▶ SOURCE EXCERPT:
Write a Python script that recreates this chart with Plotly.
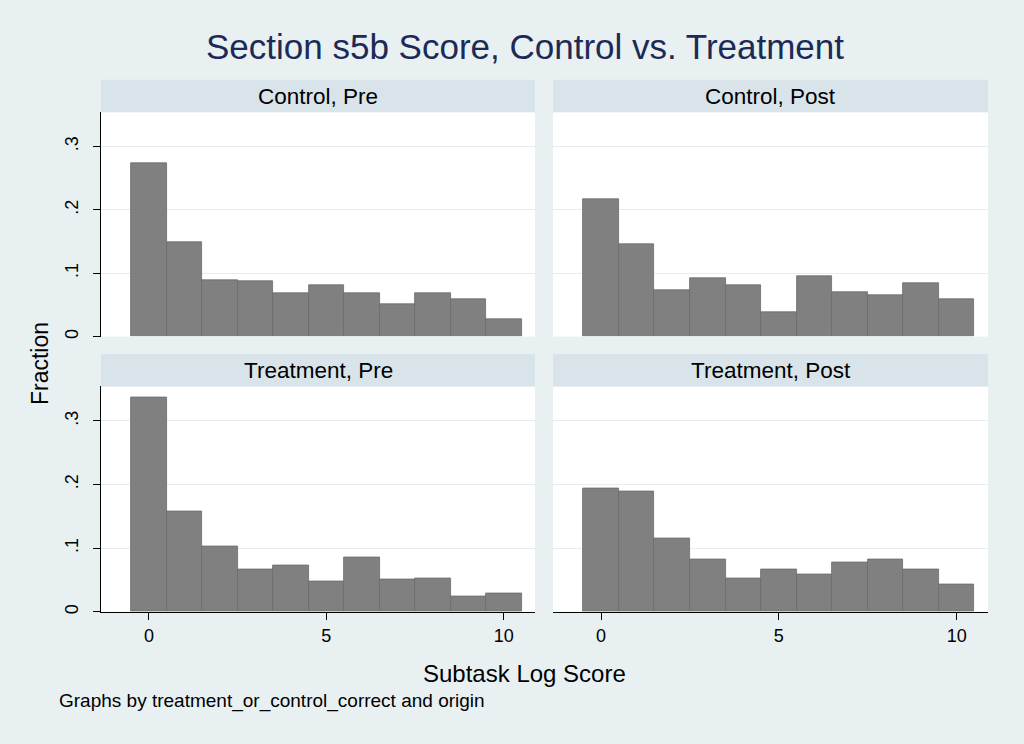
import plotly.graph_objects as go

# histogram bins (subtask log score) and fraction per panel
bins = [0, 1, 2, 3, 4, 5, 6, 7, 8, 9, 10]
control_pre = [0.274, 0.149, 0.089, 0.087, 0.068, 0.081, 0.068, 0.051, 0.068, 0.059, 0.027]
control_post = [0.217, 0.146, 0.073, 0.092, 0.081, 0.038, 0.095, 0.070, 0.065, 0.084, 0.059]
treatment_pre = [0.336, 0.157, 0.103, 0.067, 0.073, 0.048, 0.086, 0.051, 0.053, 0.024, 0.029]
treatment_post = [0.194, 0.189, 0.116, 0.083, 0.053, 0.067, 0.059, 0.078, 0.083, 0.067, 0.043]

panel_titles = ["Control, Pre", "Control, Post", "Treatment, Pre", "Treatment, Post"]
panel_values = [control_pre, control_post, treatment_pre, treatment_post]

y_ticks = [0, 0.1, 0.2, 0.3]
y_labels = ["0", ".1", ".2", ".3"]
x_ticks = [0, 5, 10]

BG = "#e8f0f2"
STRIP = "#d8e4ea"
GRID = "#e4eef2"
FONT = "Liberation Sans, Arial, sans-serif"

W, H = 1024, 744

def px_x(p):
    return p / W

def px_y(p):
    return 1 - p / H

# panel boxes in pixels (left, right, top, bottom)
boxes = [
    (101, 535, 112.5, 337.5),
    (553, 988, 112.5, 337.5),
    (101, 535, 387.5, 613.5),
    (553, 988, 387.5, 613.5),
]

fig = go.Figure()
layout = {}
for i, (vals, box) in enumerate(zip(panel_values, boxes)):
    n = "" if i == 0 else str(i + 1)
    fig.add_trace(go.Bar(
        x=bins, y=vals, width=1,
        marker=dict(color="#808080", line=dict(color="#6a6a6a", width=0.8)),
        xaxis="x" + n, yaxis="y" + n, showlegend=False,
    ))
    left, right, top, bottom = box
    bottom_row = i >= 2
    left_col = i % 2 == 0
    layout["xaxis" + n] = dict(
        domain=[px_x(left), px_x(right)], range=[-1.35, 10.88],
        anchor="y" + n, showgrid=False, zeroline=False,
        tickvals=x_ticks if bottom_row else [],
        showticklabels=bottom_row,
        ticks="outside" if bottom_row else "", ticklen=7, tickcolor="black",
        showline=bottom_row, linecolor="black", linewidth=1.2,
        tickfont=dict(size=18, color="black", family=FONT),
        fixedrange=True,
    )
    layout["yaxis" + n] = dict(
        domain=[px_y(bottom), px_y(top)], range=[0, 0.354],
        anchor="x" + n, showgrid=True, gridcolor=GRID, gridwidth=1.2,
        zeroline=False,
        tickvals=y_ticks, ticktext=y_labels,
        showticklabels=left_col, tickangle=-90, ticklabelstandoff=8,
        ticks="outside" if left_col else "", ticklen=7, tickcolor="black",
        showline=left_col, linecolor="black", linewidth=1.2,
        tickfont=dict(size=18, color="black", family=FONT),
        fixedrange=True,
    )

shapes = []
annotations = []
for title, box in zip(panel_titles, boxes):
    left, right, top, bottom = box
    shapes.append(dict(
        type="rect", xref="paper", yref="paper", layer="below",
        x0=px_x(left), x1=px_x(right), y0=px_y(top), y1=px_y(top - 32.5),
        fillcolor=STRIP, line=dict(width=0),
    ))
    annotations.append(dict(
        text=title, xref="paper", yref="paper",
        x=px_x((left + right) / 2), y=px_y(top - 16),
        xanchor="center", yanchor="middle", showarrow=False,
        font=dict(size=22.5, color="black", family=FONT),
    ))

annotations.append(dict(
    text="Subtask Log Score", xref="paper", yref="paper",
    x=px_x(524), y=px_y(675), xanchor="center", yanchor="middle",
    showarrow=False, font=dict(size=24, color="black", family=FONT),
))
annotations.append(dict(
    text="Fraction", xref="paper", yref="paper",
    x=px_x(40), y=px_y(365), xanchor="center", yanchor="middle",
    textangle=-90, showarrow=False,
    font=dict(size=23, color="black", family=FONT),
))
annotations.append(dict(
    text="Graphs by treatment_or_control_correct and origin",
    xref="paper", yref="paper",
    x=px_x(57), y=px_y(703), xanchor="left", yanchor="middle",
    showarrow=False, font=dict(size=19, color="black", family=FONT),
))

fig.update_layout(
    width=W, height=H,
    margin=dict(l=0, r=0, t=0, b=0),
    paper_bgcolor=BG, plot_bgcolor="white",
    bargap=0,
    title=dict(
        text="Section s5b Score, Control vs. Treatment",
        x=px_x(525), y=px_y(47), xanchor="center", yanchor="middle",
        font=dict(size=35, color="#1c2a56", family=FONT),
    ),
    shapes=shapes, annotations=annotations,
    **layout,
)

fig.write_html("out.html", config={"displayModeBar": False},
               post_script="document.body.style.margin='0';")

▶ EXERCISE AIM:
Using the data above, print every line exactly, omitting pictures.

▶ FULL SOLUTION:
Write a Python script that recreates this chart with Plotly.
import plotly.graph_objects as go

# histogram bins (subtask log score) and fraction per panel
bins = [0, 1, 2, 3, 4, 5, 6, 7, 8, 9, 10]
control_pre = [0.274, 0.149, 0.089, 0.087, 0.068, 0.081, 0.068, 0.051, 0.068, 0.059, 0.027]
control_post = [0.217, 0.146, 0.073, 0.092, 0.081, 0.038, 0.095, 0.070, 0.065, 0.084, 0.059]
treatment_pre = [0.336, 0.157, 0.103, 0.067, 0.073, 0.048, 0.086, 0.051, 0.053, 0.024, 0.029]
treatment_post = [0.194, 0.189, 0.116, 0.083, 0.053, 0.067, 0.059, 0.078, 0.083, 0.067, 0.043]

panel_titles = ["Control, Pre", "Control, Post", "Treatment, Pre", "Treatment, Post"]
panel_values = [control_pre, control_post, treatment_pre, treatment_post]

y_ticks = [0, 0.1, 0.2, 0.3]
y_labels = ["0", ".1", ".2", ".3"]
x_ticks = [0, 5, 10]

BG = "#e8f0f2"
STRIP = "#d8e4ea"
GRID = "#e4eef2"
FONT = "Liberation Sans, Arial, sans-serif"

W, H = 1024, 744

def px_x(p):
    return p / W

def px_y(p):
    return 1 - p / H

# panel boxes in pixels (left, right, top, bottom)
boxes = [
    (101, 535, 112.5, 337.5),
    (553, 988, 112.5, 337.5),
    (101, 535, 387.5, 613.5),
    (553, 988, 387.5, 613.5),
]

fig = go.Figure()
layout = {}
for i, (vals, box) in enumerate(zip(panel_values, boxes)):
    n = "" if i == 0 else str(i + 1)
    fig.add_trace(go.Bar(
        x=bins, y=vals, width=1,
        marker=dict(color="#808080", line=dict(color="#6a6a6a", width=0.8)),
        xaxis="x" + n, yaxis="y" + n, showlegend=False,
    ))
    left, right, top, bottom = box
    bottom_row = i >= 2
    left_col = i % 2 == 0
    layout["xaxis" + n] = dict(
        domain=[px_x(left), px_x(right)], range=[-1.35, 10.88],
        anchor="y" + n, showgrid=False, zeroline=False,
        tickvals=x_ticks if bottom_row else [],
        showticklabels=bottom_row,
        ticks="outside" if bottom_row else "", ticklen=7, tickcolor="black",
        showline=bottom_row, linecolor="black", linewidth=1.2,
        tickfont=dict(size=18, color="black", family=FONT),
        fixedrange=True,
    )
    layout["yaxis" + n] = dict(
        domain=[px_y(bottom), px_y(top)], range=[0, 0.354],
        anchor="x" + n, showgrid=True, gridcolor=GRID, gridwidth=1.2,
        zeroline=False,
        tickvals=y_ticks, ticktext=y_labels,
        showticklabels=left_col, tickangle=-90, ticklabelstandoff=8,
        ticks="outside" if left_col else "", ticklen=7, tickcolor="black",
        showline=left_col, linecolor="black", linewidth=1.2,
        tickfont=dict(size=18, color="black", family=FONT),
        fixedrange=True,
    )

shapes = []
annotations = []
for title, box in zip(panel_titles, boxes):
    left, right, top, bottom = box
    shapes.append(dict(
        type="rect", xref="paper", yref="paper", layer="below",
        x0=px_x(left), x1=px_x(right), y0=px_y(top), y1=px_y(top - 32.5),
        fillcolor=STRIP, line=dict(width=0),
    ))
    annotations.append(dict(
        text=title, xref="paper", yref="paper",
        x=px_x((left + right) / 2), y=px_y(top - 16),
        xanchor="center", yanchor="middle", showarrow=False,
        font=dict(size=22.5, color="black", family=FONT),
    ))

annotations.append(dict(
    text="Subtask Log Score", xref="paper", yref="paper",
    x=px_x(524), y=px_y(675), xanchor="center", yanchor="middle",
    showarrow=False, font=dict(size=24, color="black", family=FONT),
))
annotations.append(dict(
    text="Fraction", xref="paper", yref="paper",
    x=px_x(40), y=px_y(365), xanchor="center", yanchor="middle",
    textangle=-90, showarrow=False,
    font=dict(size=23, color="black", family=FONT),
))
annotations.append(dict(
    text="Graphs by treatment_or_control_correct and origin",
    xref="paper", yref="paper",
    x=px_x(57), y=px_y(703), xanchor="left", yanchor="middle",
    showarrow=False, font=dict(size=19, color="black", family=FONT),
))

fig.update_layout(
    width=W, height=H,
    margin=dict(l=0, r=0, t=0, b=0),
    paper_bgcolor=BG, plot_bgcolor="white",
    bargap=0,
    title=dict(
        text="Section s5b Score, Control vs. Treatment",
        x=px_x(525), y=px_y(47), xanchor="center", yanchor="middle",
        font=dict(size=35, color="#1c2a56", family=FONT),
    ),
    shapes=shapes, annotations=annotations,
    **layout,
)

fig.write_html("out.html", config={"displayModeBar": False},
               post_script="document.body.style.margin='0';")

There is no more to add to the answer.